Tell us about your city, how is life and graffiti there?
Brisbane has produced Sofles, Fintan Magee, Mik Shida, Lister, Reals, Meks and a whole bunch of other writers. Apart than that, it is what you make of it. A lot of people say it’s boring, but if you have a good group of hombre’s, it’s all CHEERS. What keeps you still writing? The need to do what I love.
What first made you interested in graffiti and how did you end up on that track?
My friend ‘Bokeh’ and I wanted to make a mark on a scene we didn’t really know anything about. We had both been interested in graffiti and art for a while and we decided to make a crew (if you can call 2 people a crew…). These were some of my favourite memories of doing graffiti. We set out with the intention of never doing individual pieces, just crewies. We did some stompers and we ended up turning some heads in our local area. We never told our friends who had already been doing pieces for a while. One of the coolest things was when they showed us one of our pieces without knowing that we had painted it. We began to get hate from the other crews our age and we loved it. I think ‘hate’ is definitely one of the main reasons why I got so hooked on graffiti. It’s almost motivational to know that people are going out of their way to write you a little hateful comment, or line your piece. How thoughtful of them 🙂 I always like to think of what their face would look like when they are doing it.
What trends are you seeing now in the graffiti world that you don’t like?
I can’t really hate on the ‘Graffiti Instagram revolution,’ because I wasn’t writing when it wasn’t around. I don’t really hate anything actually.
What do you do when you’re not painting?
Eat doritos, Skate, talk shit, travel, about to go to uni (maybe), draw illustrations. I keep graffiti pretty separate from my day to day life. For me it’s something that my friends outside of graffiti don’t need to know about.
How would you describe your style?
This is a good question. I don’t think I’ve found my ‘style’ yet. Although I’d like to think it’s pretty unique, I know it will progress and evolve into something that is a lot more in the future.

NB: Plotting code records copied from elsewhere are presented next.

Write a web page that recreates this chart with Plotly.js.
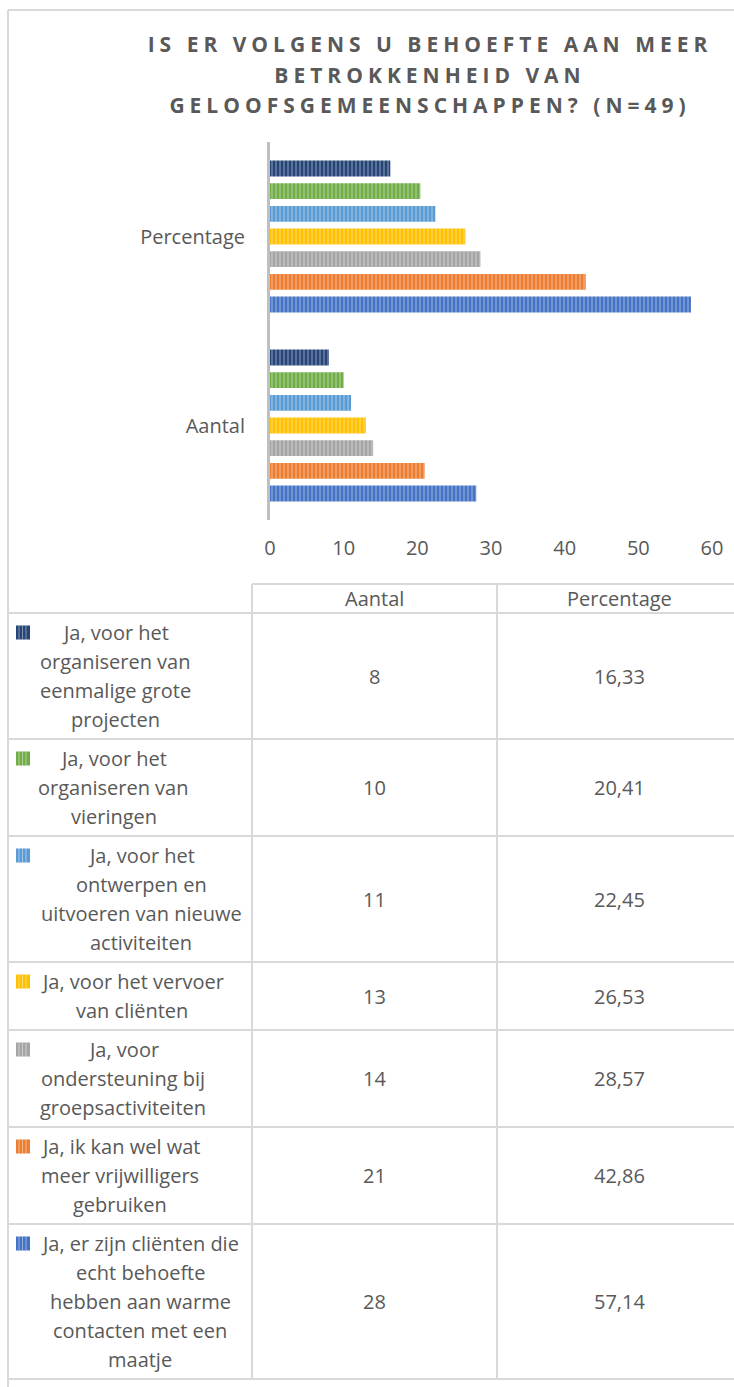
<!DOCTYPE html>
<html>
<head>
<meta charset="utf-8">
<script src="https://cdn.plot.ly/plotly-3.0.1.min.js"></script>
<style>
  html, body { margin: 0; padding: 0; background: #fff; }
  #chart { width: 734px; height: 1387px; }
  .gtitle { letter-spacing: 5px; }
</style>
</head>
<body>
<div id="chart"></div>
<script>
// ---------- DATA ----------
const categories = ['Aantal', 'Percentage'];
const tableHeaders = ['Aantal', 'Percentage'];
const seriesLabelLines = [
  ['Ja, voor het', 'organiseren van', 'eenmalige grote', 'projecten'],
  ['Ja, voor het', 'organiseren van', 'vieringen'],
  ['Ja, voor het', 'ontwerpen en', 'uitvoeren van nieuwe', 'activiteiten'],
  ['Ja, voor het vervoer', 'van cliënten'],
  ['Ja, voor', 'ondersteuning bij', 'groepsactiviteiten'],
  ['Ja, ik kan wel wat', 'meer vrijwilligers', 'gebruiken'],
  ['Ja, er zijn cliënten die', 'echt behoefte', 'hebben aan warme', 'contacten met een', 'maatje']
];
const aantalValues = [8, 10, 11, 13, 14, 21, 28];
const percentageValues = [16.33, 20.41, 22.45, 26.53, 28.57, 42.86, 57.14];
const chartTitle = 'IS ER VOLGENS U BEHOEFTE AAN MEER<br>BETROKKENHEID VAN<br>GELOOFSGEMEENSCHAPPEN? (N=49)';

// ---------- STYLE ----------
const seriesColors = ['#264478', '#70AD47', '#5B9BD5', '#FFC000', '#A5A5A5', '#ED7D31', '#4472C4'];
const FONT = 'Open Sans, Lato, sans-serif';
const TXT = '#595959';
const GRID = '#d9d9d9';
const W = 734, H = 1387;
const px = x => x / W;
const py = y => 1 - y / H;

// ---------- TRACES ----------
const traces = [];
for (let i = seriesLabelLines.length - 1; i >= 0; i--) {
  traces.push({
    type: 'bar',
    orientation: 'h',
    name: seriesLabelLines[i].join(' '),
    y: categories,
    x: [aantalValues[i], percentageValues[i]],
    marker: {
      color: seriesColors[i],
      line: { width: 0 },
      pattern: { shape: '|', fillmode: 'overlay', fgcolor: '#ffffff', fgopacity: 0.4, size: 4, solidity: 0.3 }
    },
    hoverinfo: 'x+name'
  });
}

// ---------- TABLE (shapes + annotations) ----------
const tableShapes = [];
const tableAnnotations = [];
function addLine(x0, y0, x1, y1) {
  tableShapes.push({
    type: 'line', xref: 'paper', yref: 'paper',
    x0: px(x0), y0: py(y0), x1: px(x1), y1: py(y1),
    line: { color: GRID, width: 2 }
  });
}
function addText(t, x, y) {
  tableAnnotations.push({
    text: t, xref: 'paper', yref: 'paper', x: px(x), y: py(y),
    xanchor: 'center', yanchor: 'middle', showarrow: false,
    font: { family: FONT, size: 20, color: TXT }
  });
}

const tLeft = 8, c1 = 252, c2 = 497, tRight = 742;
const headTop = 584, headBottom = 613, lineH = 29, pad = 5;
const labelCenters = [115, 114, 141, 132, 123, 120, 140];

// outer chart border
addLine(tLeft, 10, tLeft, H);
addLine(tLeft, 10, W, 10);

// header
addLine(c1, headTop, W, headTop);
addLine(tLeft, headBottom, W, headBottom);
addText(tableHeaders[0], (c1 + c2) / 2, (headTop + headBottom) / 2);
addText(tableHeaders[1], (c2 + tRight) / 2, (headTop + headBottom) / 2);

let rowTop = headBottom;
seriesLabelLines.forEach((lines, i) => {
  const h = lines.length * lineH + 2 * pad;
  const rowBottom = rowTop + h;
  lines.forEach((ln, k) => addText(ln, labelCenters[i], rowTop + pad + lineH / 2 + k * lineH));
  addText(String(aantalValues[i]), (c1 + c2) / 2, rowTop + h / 2);
  addText(percentageValues[i].toFixed(2).replace('.', ','), (c2 + tRight) / 2, rowTop + h / 2);
  // legend swatch
  const cy = rowTop + pad + lineH / 2;
  tableShapes.push({
    type: 'rect', xref: 'paper', yref: 'paper',
    x0: px(16), x1: px(30), y0: py(cy - 7), y1: py(cy + 7),
    fillcolor: seriesColors[i], line: { width: 0 }
  });
  [19, 22.5, 26].forEach(sx => tableShapes.push({
    type: 'line', xref: 'paper', yref: 'paper',
    x0: px(sx), x1: px(sx), y0: py(cy - 7), y1: py(cy + 7),
    line: { color: 'rgba(255,255,255,0.45)', width: 1 }
  }));
  addLine(tLeft, rowBottom, W, rowBottom);
  rowTop = rowBottom;
});
addLine(c1, headTop, c1, rowTop);
addLine(c2, headTop, c2, rowTop);

// ---------- LAYOUT ----------
const layout = {
  width: W, height: H,
  margin: { l: 0, r: 0, t: 0, b: 0 },
  paper_bgcolor: '#ffffff', plot_bgcolor: '#ffffff',
  showlegend: false,
  barmode: 'group',
  bargap: 0.16,
  bargroupgap: 0.3,
  title: {
    text: chartTitle,
    font: { family: FONT, size: 21, weight: 'bold', color: TXT },
    xref: 'container', x: 430 / W, xanchor: 'center',
    yref: 'container', y: 1 - 52 / H, yanchor: 'top'
  },
  xaxis: {
    domain: [270 / W, 712 / W],
    range: [0, 60], dtick: 10,
    showgrid: false, zeroline: false, showline: false, ticks: '',
    ticklabelstandoff: 14,
    tickfont: { family: FONT, size: 20, color: TXT },
    fixedrange: true
  },
  yaxis: {
    domain: [1 - 520 / H, 1 - 142 / H],
    type: 'category',
    showgrid: false, zeroline: false,
    showline: true, linecolor: '#bfbfbf', linewidth: 3,
    ticks: '', ticklabelstandoff: 18,
    tickfont: { family: FONT, size: 20, color: TXT },
    fixedrange: true
  },
  shapes: tableShapes,
  annotations: tableAnnotations
};

Plotly.newPlot('chart', traces, layout, { displayModeBar: false, staticPlot: true }).then(gd => {
  gd.querySelectorAll('.gtitle tspan.line').forEach((t, i) => {
    t.setAttribute('dy', (i * 1.46) + 'em');
  });
});
</script>
</body>
</html>
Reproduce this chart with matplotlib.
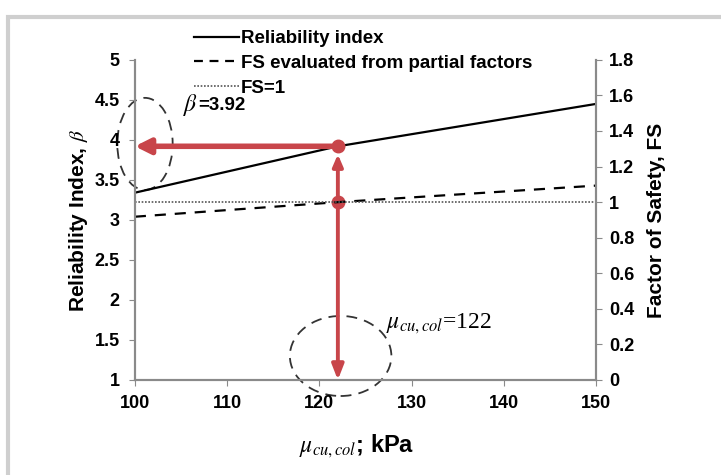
import matplotlib.pyplot as plt
from matplotlib.patches import Ellipse, Rectangle
from matplotlib.lines import Line2D

plt.rcParams['font.family'] = ['Liberation Sans', 'DejaVu Sans']
plt.rcParams['mathtext.fontset'] = 'stix'

# mean undrained strength of the column (kPa)
mu_cu = [100, 122, 150]
beta = [3.34, 3.92, 4.45]          # reliability index
fs_partial = [0.918, 1.0, 1.093]   # FS evaluated from partial factors
fs_limit = 1.0

mu_design = 122
beta_design = 3.92

red = '#c8454a'
grey = '#8a8a8a'

fig = plt.figure(figsize=(7.21, 4.75), dpi=100)
fig.patches.append(Rectangle((0.011, -0.01), 1.0, 0.975, transform=fig.transFigure,
                             fill=False, edgecolor='#cfcfcf', linewidth=3))

ax = fig.add_axes([0.187, 0.2, 0.64, 0.674])
ax2 = ax.twinx()

ax.plot(mu_cu, beta, color='black', lw=1.6)
ax2.plot(mu_cu, fs_partial, color='black', lw=1.6, dashes=(5, 4))
ax2.axhline(fs_limit, color='#555555', lw=1.2, ls=(0, (1, 1)))

ax.set_xlim(100, 150)
ax.set_ylim(1, 5)
ax2.set_ylim(0, 1.8)
ax.set_xticks(range(100, 151, 10))
ax.set_yticks([1, 1.5, 2, 2.5, 3, 3.5, 4, 4.5, 5])
ax.set_yticklabels(['1', '1.5', '2', '2.5', '3', '3.5', '4', '4.5', '5'])
fs_ticks = [0, 0.2, 0.4, 0.6, 0.8, 1, 1.2, 1.4, 1.6, 1.8]
ax2.set_yticks(fs_ticks)
ax2.set_yticklabels(['0', '0.2', '0.4', '0.6', '0.8', '1', '1.2', '1.4', '1.6', '1.8'])

for a in (ax, ax2):
    a.spines['top'].set_visible(False)
    for s in ('left', 'right', 'bottom'):
        a.spines[s].set_color(grey)
        a.spines[s].set_linewidth(1.5)
    a.tick_params(direction='out', length=4, color=grey, labelsize=13, pad=7)
    for lab in a.get_xticklabels() + a.get_yticklabels():
        lab.set_fontweight('bold')
ax2.tick_params(pad=5)

ax.set_ylabel(r'Reliability Index, $\beta$', fontsize=15, fontweight='bold')
ax2.set_ylabel('Factor of Safety, FS', fontsize=15, fontweight='bold')
ax.set_xlabel(r'$\mu_{cu,col}$; kPa', fontsize=17, fontweight='bold')
ax.yaxis.set_label_coords(-0.098, 0.5)
ax2.yaxis.set_label_coords(1.11, 0.5)
ax.xaxis.set_label_coords(0.48, -0.163)

fs_at_design = 1 + fs_limit / 1.8 * 4
ax.annotate('', xy=(100, beta_design), xytext=(mu_design, beta_design),
            arrowprops=dict(arrowstyle='-|>,head_length=0.9,head_width=0.45', color=red, lw=4,
                            shrinkA=0, shrinkB=0))
ax.annotate('', xy=(mu_design, 1.0), xytext=(mu_design, fs_at_design),
            arrowprops=dict(arrowstyle='-|>,head_length=0.9,head_width=0.35', color=red, lw=2.8,
                            shrinkA=0, shrinkB=0))
ax.annotate('', xy=(mu_design, beta_design - 0.1), xytext=(mu_design, fs_at_design),
            arrowprops=dict(arrowstyle='-|>,head_length=0.7,head_width=0.3', color=red, lw=2.8,
                            shrinkA=0, shrinkB=0))
ax.plot([mu_design, mu_design], [beta_design, fs_at_design], 'o', color=red, ms=9,
        clip_on=False, zorder=5)

ax.add_patch(Ellipse((101.1, 3.95), 6.0, 1.15, fill=False, ls=(0, (6, 4)), lw=1.3,
                     color='#333333', clip_on=False))
ax.add_patch(Ellipse((122.3, 1.3), 11.0, 1.0, fill=False, ls=(0, (6, 4)), lw=1.3,
                     color='#333333', clip_on=False))

ax.text(105.2, 4.43, r'$\beta$', fontsize=17, va='center')
ax.text(106.9, 4.43, '=3.92', fontsize=13.5, fontweight='bold', va='center')
ax.text(127.2, 1.7, r'$\mu_{cu,col}$=122', fontsize=17, va='center',
        family='Liberation Serif')

handles = [Line2D([], [], color='black', lw=1.6),
           Line2D([], [], color='black', lw=1.6, dashes=(4, 3)),
           Line2D([], [], color='#555555', lw=1.2, ls=(0, (1, 1)))]
labels = ['Reliability index', 'FS evaluated from partial factors', 'FS=1']
fig.legend(handles, labels, loc='upper left', bbox_to_anchor=(0.258, 0.952), frameon=False,
           prop={'weight': 'bold', 'size': 13.5}, handlelength=2.4, handletextpad=0.12,
           labelspacing=0.4, borderaxespad=0)

fig.savefig('out.png', dpi=100)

Can you remember the first piece you did?
Yepp, I’ve included it in the pictures. I think the sign off was something like, ‘Ready the cannons – shit’s about to go down….’ Future plans? Progress into a more legitimate artist.
Can you ever feel tired of graffiti?
Definitely. This is when I normally draw illustrations, or just take a break for a while.
What do you hope people will think and feel when they see your stuff?
I don’t really mind. As long as I’m happy with it, people can think what they want.
Website: I’m not worldwide enough for a website.